VAN NUYS, Calif. - March 8, 2004 - Harrison Ford, best known as a renowned actor in more than three dozen films but also an extremely active pilot and member of the Experimental Aircraft Association (EAA), was introduced today as the new Chairman of the EAA Young Eagles Program, which has flown more than 1 million young people since 1992.
During a welcoming program at Van Nuys, Calif., with EAA President Tom Poberezny, Ford accepted the chairmanship of the program, saying, “It’s daunting to step into General Yeager’s shoes, but aviation is about learning new skills and the satisfaction that comes with practicing them and doing better.”
Brig. Gen. Chuck Yeager, who has served as Young Eagles Chairman since 1994, has been named the program’s Chairman Emeritus and will continue to participate as one of more than 35,000 volunteer pilots who have been involved since Young Eagles was founded.
“Harrison Ford’s passion for flight has grown through the years, as he has achieved several pilot certificates and ratings, and made aviation a major part of his life,” Poberezny said. “He discovered Young Eagles on his own several years ago and quietly started flying young people. He now has flown 81 Young Eagles. He is a natural fit to help lead us to even greater achievements as EAA members prepare the next generation of aviators.”
The Young Eagles Program’s original goal of flying 1 million young people ages 8-17 was reached in October 2003, when 15-year-old Andrew Grant of German Valley, Ill., was flown by EAA member Rick Ellis. The one-to-one outreach between pilot and youngster was part of what attracted Ford to the program.
“Young Eagles gives kids a view of the world they’ve never seen before,” Ford said. “Each Young Eagle flight is an opportunity to excite kids by sharing your passion for flight and to show them that they, too, can learn the skills to participate in aviation.”
Ford actually began flight training as a college student in the 1960s, but then put his training on hold until he rediscovered it in the early 1990s. He has since earned ratings in rotorcraft and tailwheel aircraft. He has been an EAA member since the mid-1990s and a member of a local EAA Chapter near his home.
The new Chairman is the third in the history of the Young Eagles Program. Academy Award-winning actor Cliff Robertson served as Chairman from the program’s founding in July 1992 through 1994, with Gen. Yeager serving 1995-2003. Under these two Chairmen, EAA’s Young Eagles has grown into the largest youth aviation education program ever created.
Since those first flights in 1992, Young Eagles flights have taken place on every continent except Antarctica and in aircraft ranging from business jets to blimps. Each year, EAA receives numerous reports of young people who have been inspired to pursue aviation as a career or as recreation because of their Young Eagles flights. Many of those early Young Eagles are now introducing flight to other Young Eagles as well. Every major university aviation program and all U.S. military academies also have current students who were inspired by a Young Eagles flight.

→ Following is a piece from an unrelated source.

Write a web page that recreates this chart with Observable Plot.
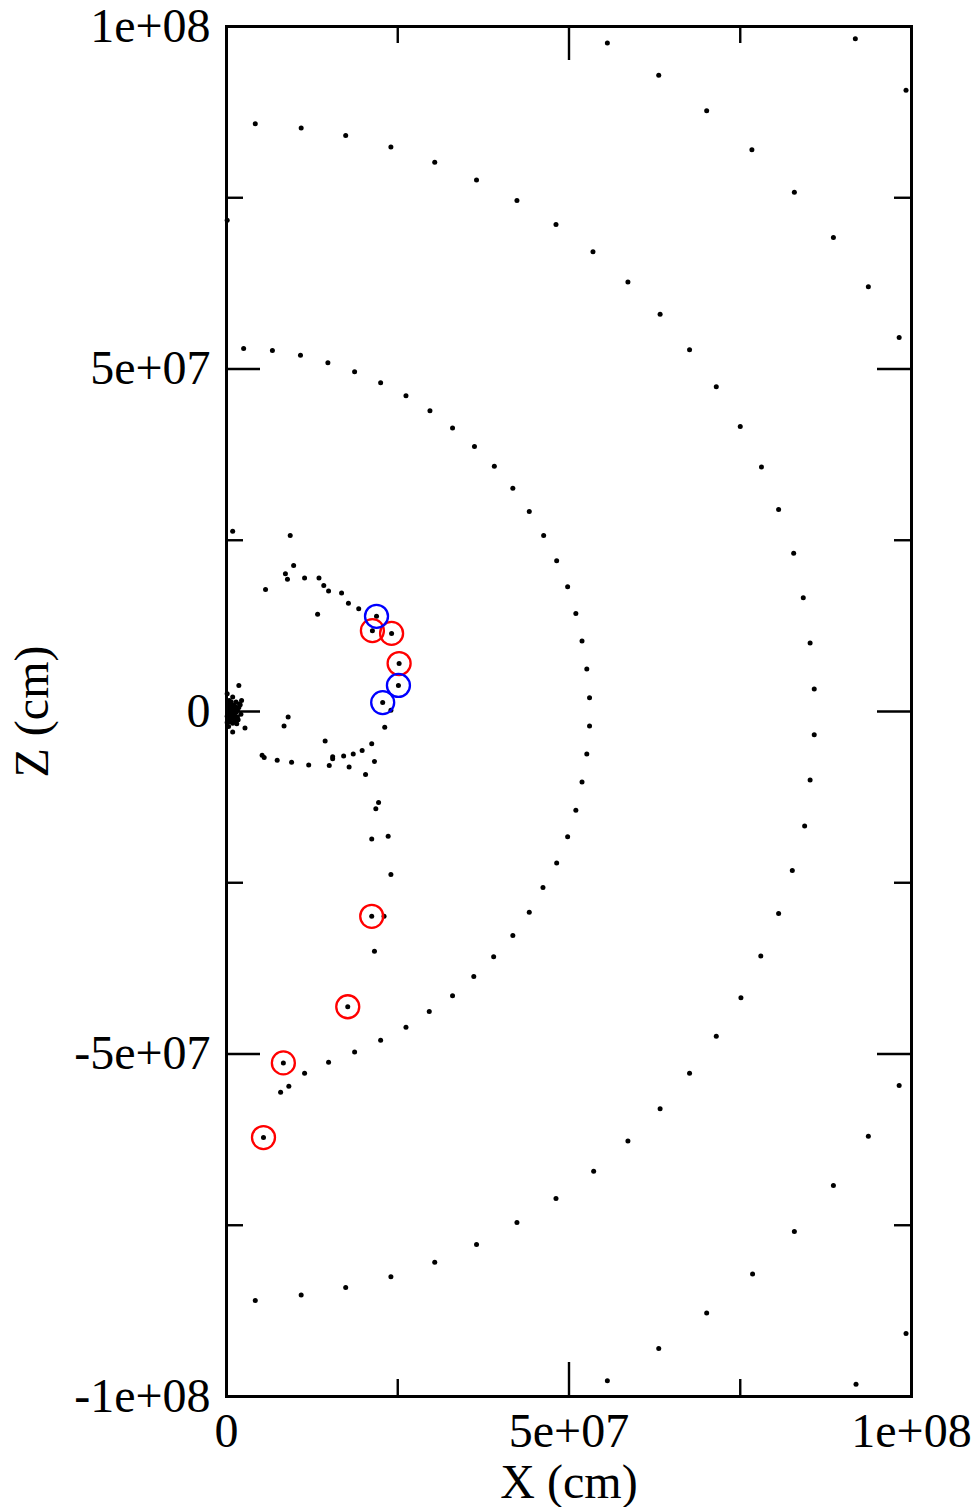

“As we launch the second century of powered flight, Young Eagles will also reach for new horizons,” Poberezny said. “We have seen the impact that this program has made on young people, whether or not they pursue aviation. That inspires us to do even more.”
The EAA President also announced new offerings as follow-ups to initial Young Eagles flights, including expanded web site activities and recognition levels for young people interested in aviation. Those specific activities will be announced as they are unveiled.
The Young Eagles Program was founded in 1992 and has provided more than 1 million free demonstration flights to young people. Through January 2004, young people around the world have participated in the program through the efforts of 35,000 volunteer pilots.
Actor and private pilot Harrison Ford,
new Chairman of EAA's Young Eagles program..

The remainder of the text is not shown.